Es ist ein Verwirrspiel mit Texten, das sich in den Outfits und auf der Bühne wiederfindet: Zum Titel "Bon Voyage" etwa ist sie wie in ein Jackson-Pollock-Gemälde eingefärbt: Bunte und wirre Farbspritzer bestimmten den Hintergrund, aber auch die Anzüge der Band, der Tänzer*innen und von allen Objekte auf der Bühne. Auch ist nicht immer klar, wer gerade singt.
Gesangsstunde mit dem Publikum
Und das Publikum wird Teil des Spiels. "Schaut mal um euch, wer hier noch so ist", heißt es gleich zu Beginn von der Bühne. "Ihr seid alle so verschieden und echt unterschiedlich und doch eint euch, dass ihr heute Abend hier seid."
Es folgt eine gemeinsame Gesangsstunde mit dem Publikum. Dann wünscht sich Kryptik Joe einen Moshpit - einen Kreis, in dem wild getanzt werden kann. "Frankfurt, habt ihr Energie für diesen Moshpit der Liebe?", fragt er. Frankfurt macht mit, hüpft und springt zu Klassikern wie "Leider geil" oder "Kids in meinem Alter".
Sozialkritik trifft Politik trifft Wortkunst
Bei all dem Spaß kommt Sozialkritik, verpackt in Wortkunst, nicht zu kurz: Bei "Bück dich hoch" rollt die Band auf Bürostühlen über die Bühne, passend zum satirischen Statement im Text: "Fleißig Überstunden, ganz normal / Unbezahlt, scheißegal, keine Wahl."
Performance mit (versteckter) politischer Botschaft.
Und wer genau hinsieht, kann ein weiteres politisches Statement in der Szene entdecken: Richtig angeordnet steht auf den Bürostühlen: "Fuck AfD". Zu anderen Songs wird auf einer schweinchenrosa Riesen-Luxushandtasche über die Bühne geritten oder ein Roboterarm rastet zum Takt der Musik vollkommen aus.
Ein Highlight des Abends: Deichkind nimmt einen seiner Songs wortwörtlich. In "Roll das Fass rein" wird ein überdimensioniertes Fass quer durch die Halle gezogen, und Fans und Band sind sich ganz nah.

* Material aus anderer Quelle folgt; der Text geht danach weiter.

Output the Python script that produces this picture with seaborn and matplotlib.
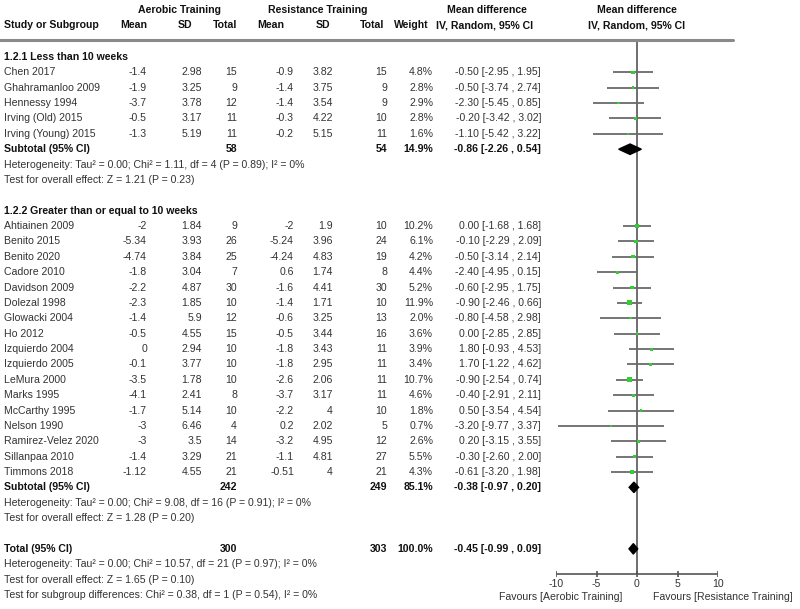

Rund zwei Stunden Show mit Zugabe
Nach rund zwei Stunden bunter Performance geht die Show mit einer Zugabe zu Ende. Deichkind lässt sich zum Klassiker "Remmidemmi" noch einmal feiern - und bietet dabei das höchste Level sarkastischen Wahnsinns: Das Kackhaufen-Emoji lacht das Publikum als Riesenfigur von der Bühne aus an, während ein Bandmitglied sich maskiert und oberkörperfrei in einer Art überdimensioniertem Planschbecken durch das Publikum reichen lässt.
Performance im und mit dem Publikum.
Die Grenzen zwischen Publikum und Bühne, Politik und Party sind aufgehoben, der Wahnsinn ist komplett. Das Publikum ist selig.